Yazar, geçen zamanla birlikte "dış borç zincirinde en zayıf halka" olarak tanımladığı Türk şirketlerinin de borç seviyelerini azaltıp olumlu bir kısa vadeli döviz alım-satım pozisyonuna girdiklerini ifade ediyor.
Koordinasyon sorunu
Ancak Balcells'e göre halen bir koordinasyon sorunu var. Yazara göre ekonominin her sektöründe yeterli likidite tamponu olsa da bu sektörler birbirlerine göbekten bağlı. Bir sektör döviz cinsinden varlıklarını geri çektiğinde, bu varlıklar başka birilerinin bilançolarında bulunduğundan sistemin üzerinde bir domino etkisi yaratıyor.
Analizde Türkiye'nin buna karşın ihracatı artırıp ithalatı kısıtlayarak, TL'deki büyük değer kaybının da yardımıyla inatçı cari açığını, cari fazlaya çevirmeye çalıştığı kaydediliyor.
Ancak bunun bir başka ani yükseliş ve düşüş dönemi mi olduğu, yoksa yapısal bir değişiklik mi olacağının hala net olmadığı vurgulanıyor.
"Çoğumuzun beklediğinden uzun olsa da şaşırtıcı derecede dayanıklı bir yolculuk oldu" diyen Balcells, "Türkler aynı zamanda, yüksek enflasyon ve satın alma gücünde düşüş yaşadı. Ayrıca, Türkiye ekonomisinin hala çökmemiş olması, çökmeyeceği anlamına da gelmiyor" ifadelerini kullanıyor ve şöyle devam ediyor;
"Recep Tayyip Erdoğan'ın, geleneksel ekonomiye inanan Merkez Bankası Başkanı Naci Ağbal'ı Mart 2021'de görevden almasından öncesi ve sonrası var. Bunu mantığa aykırı faiz indirimleri izledi. İsteksiz faiz indirimleri terk edilmiş gibi görünüyor. Sistemdeki döviz denklemi, hükümetin bir kazadan kaçınılabileceğine güvenebilmesi için çok narin. Bu arada Ankara'nın yüksek tasarruf oranları ve ucuz para birimine dayalı 'yeni ekonomik modeli' övgüsü, yüksek ve ısrarlı enflasyon ve hükümetin talepteki acılı azalmayı kabul edişiyle birlikte değerlendirilmeli"
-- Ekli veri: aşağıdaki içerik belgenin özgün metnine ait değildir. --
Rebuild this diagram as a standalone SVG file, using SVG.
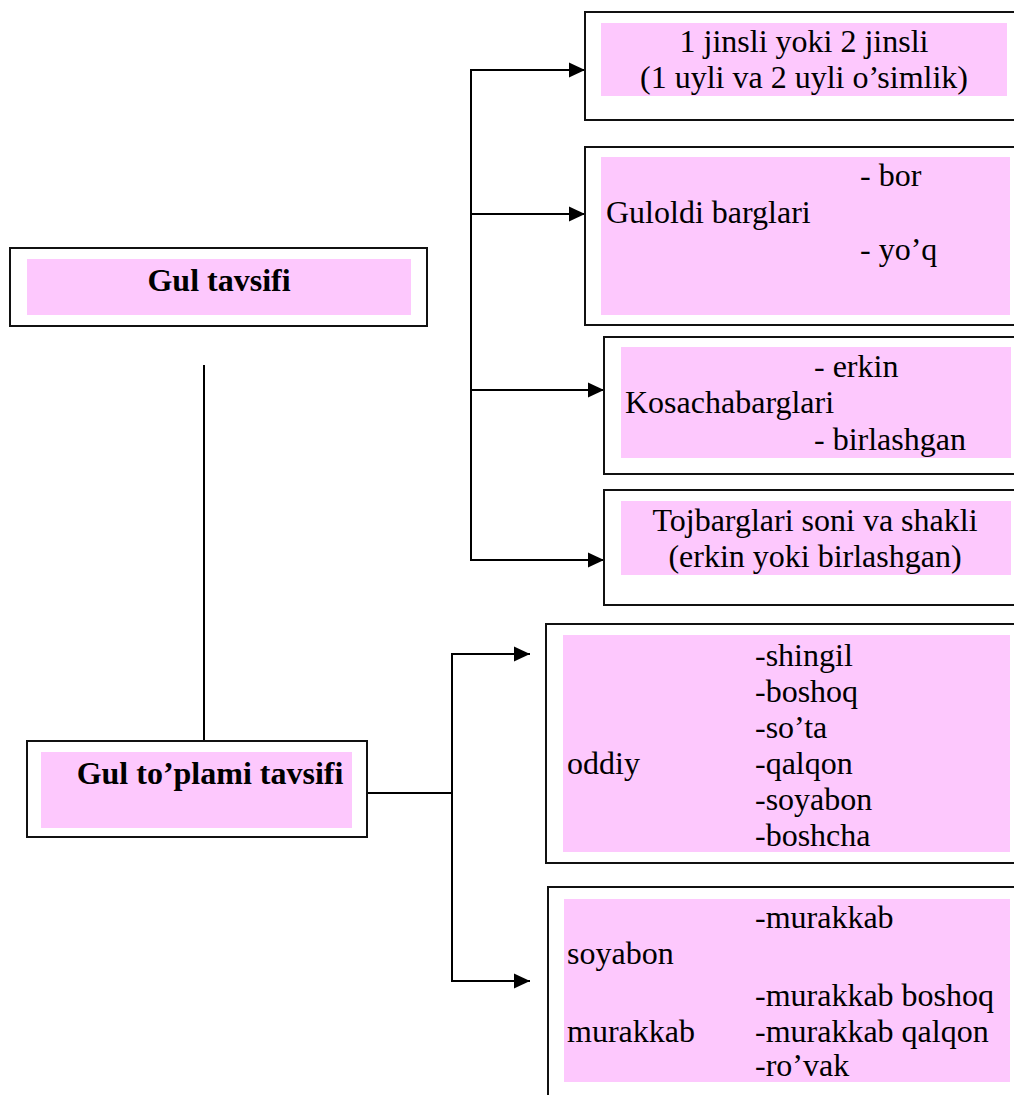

"Türkiye, bir zamanlar, çifte B notlu, dünyada sıfırken dolara %5'lik kazanç veren, yüksek oranda büyüyen, yabancı borç verenler için çekici bir ülkeydi" diye ekleyen yazar, bu durumun kötüleştiğini belirtiyor ve yazısına "Yeni borç verenlerin ve yerli yatırımcıların, mevcut ekonomik yapıda yeterince rahat edip etmeyecekleri açık bir soru. Ancak bir politika değişiklik olmadığı takdirde hükümet sınırları test etmeye devam edecek" sözleriyle son veriyor.